Most studios break the design job down into separate areas like level design, mission/quest design, or overall game design. Larger games will break things down even further – a big team might have one or more designers dedicated to things like combat design, tuning and balancing, or pacing.
Video Game QA Tester
Analyze games under development, write bug reports, collaborate with the development team, and ensure a high-quality product.
Some QA testers work with the game build only (called “black box” testers) while others may have some access to the source code and aid the developers with debugging (called “grey box” or “white box” testers depending on the level of source code visibility).
Video Game Programmer
Write source code to implement game features, debug systems, optimize performance, and translate the players actions into game results.
All but the smallest teams have several sub-specializations for programmers, focusing on well-defined areas of the code base such as the server code, combat, characters and AI, player input and movement, physics, graphics, or tools and pipeline.
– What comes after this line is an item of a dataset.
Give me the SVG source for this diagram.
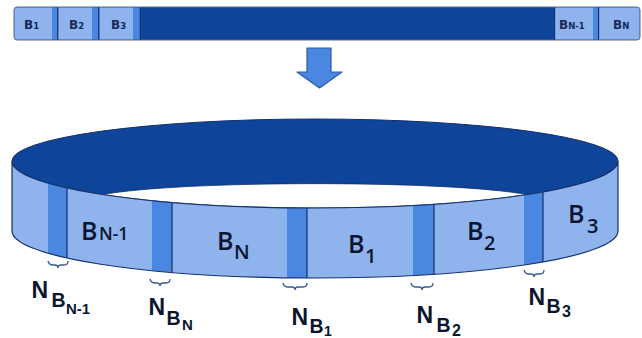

Video Game Artist / Animator
Create landscapes, model and animate characters, build UI art, and bring the game to life through motion.
There are many sub-specializations that any artist could spend an entire career working to master. Examples of specialized areas include concept art, character modeling, character rigging, animation, environments, and visual effects.
Video Game Audio Engineer
Create and record sound effects, use fancy software to make otherworldly sounds, and build immersive audio soundscapes.
Under this umbrella you’ll find a few specializations including music composer, Foley engineer, audio engineer generalist, and various jobs of programming/mixing/implementing audio in the game build.
Video Game Producer
Plan and schedule, keep a long-term view, handle the biz, and keep the dev team focused and working together toward the goal.
Entry-level producers may be called production assistants, and may be more focused on the daily tasks of scheduling than on the bigger picture. More senior producers often become “product owners” and are responsible for the long-term planning, and possibly even the finances, of the game project. Executive producers often oversee the development of multiple games at once.